遠藤潔の活動報告

第十八代 遠藤宗家 遠藤潔

富士山本宮浅間大社

2025年05月01日
浅間大社の由緒は、寛政年間(1789年-1801年)に大宮司の富士民済により記された社伝「富士本宮浅間社記」に記載されている。同記によると、第十一代垂仁天皇3年(前27)に富士山麓の山足の地にて祀られていた。

景行天皇の時代、日本武尊は駿河国で賊徒の計にかかり野火の難に遭った際に浅間大神に祈念して難を逃れ、賊徒を平定した後に山宮(現山宮浅間神社)に磐境を設け浅間大神を祀ったことが起源である。のち大同元年(806年)、平城天皇の命により坂上田村麻呂が現在の大宮の地に社殿を造営したと伝える。なお同記によると、元々は大宮の地は「福地神」の社地であったが、山宮より浅間神が移るにあたってこちらも遷座した(現富知神社)。

朝廷の崇敬を受け、「延喜式神名帳」では「駿河国富士郡 浅間神社 名神大」と記載されて名神大社に列した。また駿河国一宮としても崇敬された。駿河国府の近くには、浅間大社から勧請を受けて浅間神社(現静岡浅間神社の一社)も創建された。

公家や武家からの崇敬を受け、後醍醐天皇の土地の寄進のほか、武家からは社領の寄進や修復が重ねて行われた。鎌倉時代には源頼朝の社領の寄進や北条義時の社殿の造営といった当時の実力者からの崇敬を受けた。

社伝「富士本宮浅間社記」によると、源頼朝が富士の巻狩を行った際、流鏑馬を奉納したことが浅間大社の流鏑馬の起源とされる。南北朝時代には足利尊氏や足利直義による社領の寄進、今川範氏や今川泰範らの土地の安堵や諸役の免除などが行われた。武田信玄は願状を捧げ、その後武田勝頼は天正4年(1576年)から造営を進め天正6年(1578年)に遷宮を行った。豊臣秀吉も社領寄進の朱印状を発布している。

徳川家康公は867石の朱印地を安堵したほか、関ヶ原の戦いの戦勝を記念して現在の社殿を造営した。慶長14年(1609年)には、富士山頂における散銭取得の優先権を得た。その後の歴代将軍も祈祷料・修理料の寄進を行っており、第四代将軍徳川家綱公は金1千両を寄進、第五代将軍徳川綱吉公は銀50枚・金2千両、後にも金700両を寄進、第十代将軍徳川家治公は銀300枚を寄進した。

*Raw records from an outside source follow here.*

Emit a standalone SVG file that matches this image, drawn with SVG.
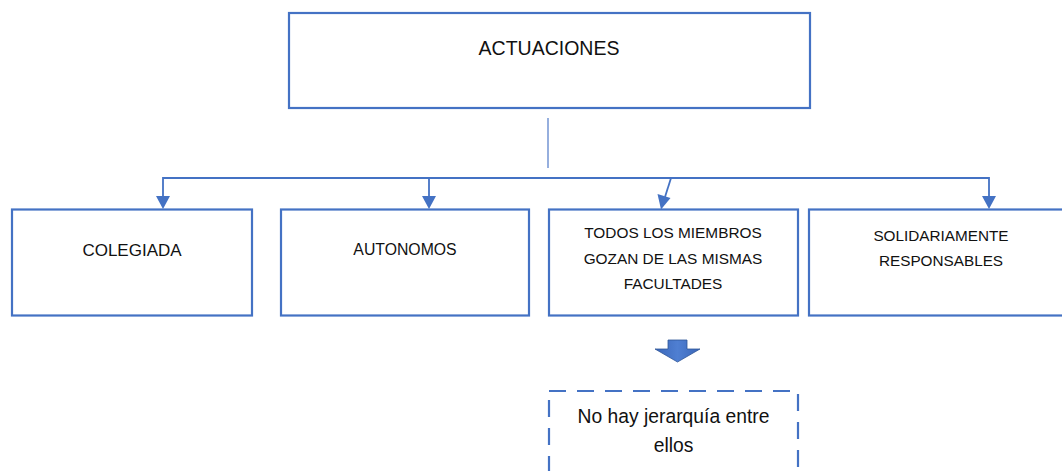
<svg xmlns="http://www.w3.org/2000/svg" width="1062" height="471" viewBox="0 0 1062 471">
  <defs>
    <style>
      .box { fill: #ffffff; stroke: #4472C4; stroke-width: 2.2; }
      .dash { fill: #ffffff; stroke: #4472C4; stroke-width: 2.2; stroke-dasharray: 17 11; }
      .conn { fill: none; stroke: #4472C4; stroke-width: 1.8; }
      .stem { fill: none; stroke: #7C9BD6; stroke-width: 1.6; }
      .t { font-family: "Liberation Sans", Arial, sans-serif; fill: #111111; text-anchor: middle; }
    </style>
    <marker id="ah" viewBox="0 0 14 13" refX="7" refY="13" markerWidth="14" markerHeight="13" markerUnits="userSpaceOnUse" orient="auto-start-reverse">
      <path d="M0,0 L14,0 L7,13 Z" fill="#4472C4" transform="rotate(0)"/>
    </marker>
    <linearGradient id="bg" x1="0" y1="0" x2="1" y2="0">
      <stop offset="0" stop-color="#3A66B8"/>
      <stop offset="0.5" stop-color="#4F7FD2"/>
      <stop offset="1" stop-color="#3A66B8"/>
    </linearGradient>
  </defs>

  <g id="connectors">
    <line class="stem" x1="548" y1="118" x2="548" y2="168"/>
    <polyline class="conn" points="163,196 163,178 989,178 989,196"/>
    <line class="conn" x1="429" y1="178" x2="429" y2="196"/>
    <line class="conn" x1="671" y1="178" x2="665" y2="197"/>
    <path d="M156,196 L170,196 L163,209 Z" fill="#4472C4"/>
    <path d="M422,196 L436,196 L429,209 Z" fill="#4472C4"/>
    <path d="M982,196 L996,196 L989,209 Z" fill="#4472C4"/>
    <path d="M657.5,194 L670.5,198 L661,209.5 Z" fill="#4472C4"/>
    <path d="M668,340 L687,340 L687,349 L700,349 L677.5,362 L655,349 L668,349 Z" fill="url(#bg)" stroke="#2F5597" stroke-width="0.8"/>
  </g>

  <g id="node-actuaciones">
    <rect class="box" x="289" y="13" width="521" height="95"/>
    <text class="t" x="549" y="55" font-size="19.5">ACTUACIONES</text>
  </g>

  <g id="node-colegiada">
    <rect class="box" x="12" y="209.5" width="240" height="106"/>
    <text class="t" x="132" y="256" font-size="17">COLEGIADA</text>
  </g>

  <g id="node-autonomos">
    <rect class="box" x="281" y="209.5" width="248" height="106"/>
    <text class="t" x="405" y="255" font-size="15.8">AUTONOMOS</text>
  </g>

  <g id="node-todos">
    <rect class="box" x="549" y="209.5" width="249" height="106"/>
    <text class="t" x="673" y="238" font-size="15.4">TODOS LOS MIEMBROS</text>
    <text class="t" x="673" y="263.5" font-size="15.4">GOZAN DE LAS MISMAS</text>
    <text class="t" x="673" y="289" font-size="15.4">FACULTADES</text>
  </g>

  <g id="node-solidariamente">
    <rect class="box" x="809" y="209.5" width="264" height="106"/>
    <text class="t" x="941" y="241" font-size="15.3">SOLIDARIAMENTE</text>
    <text class="t" x="941" y="266" font-size="15.3">RESPONSABLES</text>
  </g>

  <g id="node-jerarquia">
    <rect class="dash" x="549" y="391" width="249" height="100"/>
    <text class="t" x="673.5" y="423" font-size="19.3">No hay jerarquía entre</text>
    <text class="t" x="673.5" y="452" font-size="19.3">ellos</text>
  </g>
</svg>
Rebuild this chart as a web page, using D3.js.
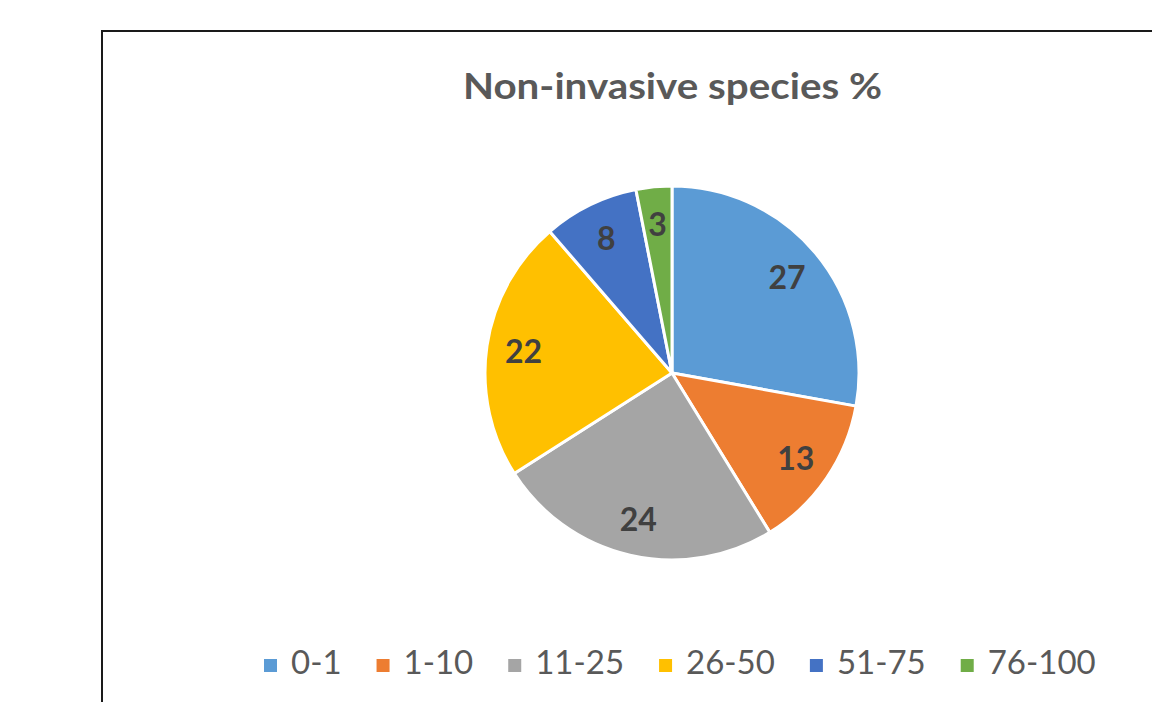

その後も徳川家の歴代将軍による崇敬が絶たれることは無かった。また幕府により祈祷が命じられることがあり、宝永4年(1707年)には富士山焼祈祷により銀100枚を拝領し、祈祷は富士氏(富士大宮司・公文・案主)と別当が行っている。安永8年(1779年)には、三奉行による裁許により富士山の8合目以上が浅間大社へ寄進された。

「富嶽之記」享保18年(1733年)では、浅間大社の様子を「是冨士山根本の浅間也、木花開耶姫を祭る、神主大宮司といふ、社僧二十院あり、境内桜多シ、神の愛木也、社ノ東に垢離場有り」と記している。

【 概要 】
御祭神:木花之佐久夜毘売命(浅間大神)
神 体 :富士山(神体山)
相 殿:瓊々杵尊
相 殿:大山祇神
御神徳:火難消除・安産・航海・漁業・農業・機械等の守護
住 所:本宮;静岡県富士宮市宮町1-1、奥宮;富士山頂上


■ 富士山本宮浅間大社
静岡県富士宮市にある神社。式内社(名神大社)、駿河国一宮。旧社格は官幣大社で、神社本庁の別表神社。社家は富士氏。浅間神社の総本社。本宮は「富士山-信仰の対象と芸術の源泉」の構成資産の一つとして「富士山本宮浅間大社」の名称。富士山頂の奥宮および末社の久須志神社が「富士山域」の一部である「山頂の信仰遺跡群」の一部として世界文化遺産に登録。